Early on in “The Face in the Frost” Prospero, the protagonist of this tale, enters his cellar to fetch a pitcher of ale. While filling the pitcher, his eyes spot a cloak hanging on the wall, and as it begins to move, Prospero is filled with dread:

He looked absently around the cellar as he waited for the pitcher to fill, and suddenly his eye was caught by the fluttering of an old cloak hanging on a wooden peg. And in that instant Prospero got the odd notion that the cloak was not his, and might not be a cloak at all. He stared intently at it as the fluttering of the garment became more agitated. And then it turned to meet him. With empty flapping arms it floated across the cellar floor, swaying in a sickening nightmare rhythm. Prospero clenched his fist and felt his pulse beating in his palms; he fought the rising fear as the cloak flapped nearer, for with all his heart he did not want it close to him. As it closed the gap between them, all the spells against apparitions ran through his mind, but he had the queasy felling that none of them would work.

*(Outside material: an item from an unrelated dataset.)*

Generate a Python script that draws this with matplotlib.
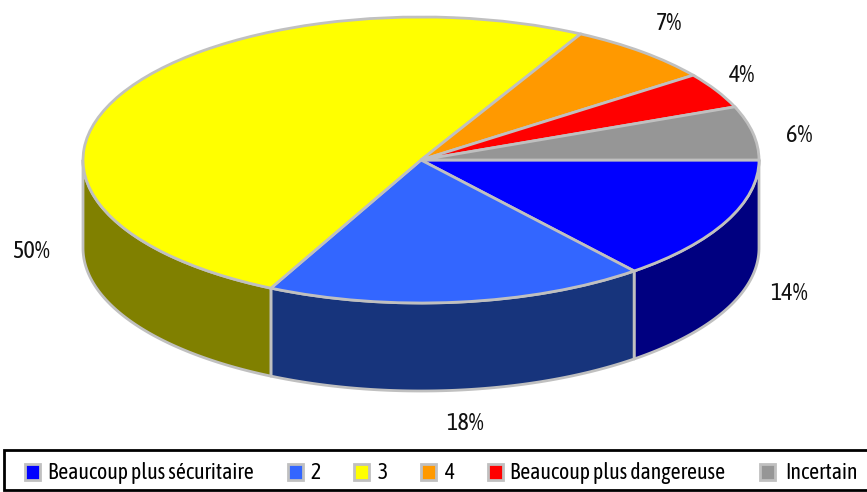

The thing was about six feet from him, its cold musty-cellar breath faintly brushing his face, when it simply stopped. The flapping arms dropped, and the gray cloak, or whatever it was, slumped into a ragged heap on the stone floor. (FF 7)

"The Treasure of Abbot Thomas" influence:

Compare the three figures in the stained glass windows of the church with the figures in SSS on page 4.

Also the scroll in Job's hand from "The Treasure of Abbot Thomas" was inscribed with the words: “Auro est locus in quo absconditur (for conflatur).” Whereas in MM on page 20 we find the clue “Auro est locus in quo conflatur.” As Emerson informs us “The Latin phrase is from the Book of Job in the bible. It means: There is a place for gold where it is gathered together.” (MM 20-21)

"The Haunted Dolls' House" influence:

James' story involves an antique dollhouse in which a man purchases and later watches in horror as a terrible story unfolds inside the miniature dwelling.

In SSS Johnny Dixon witnesses a terrible scene inside the dollhouse room that is part of the Childermass Clock.

Although I can't find specifics here, I would think John's SSS was at least partially inspired by James' short story.

And of course there is Strickland'S The Tower at the End of the World, which continues the tradition.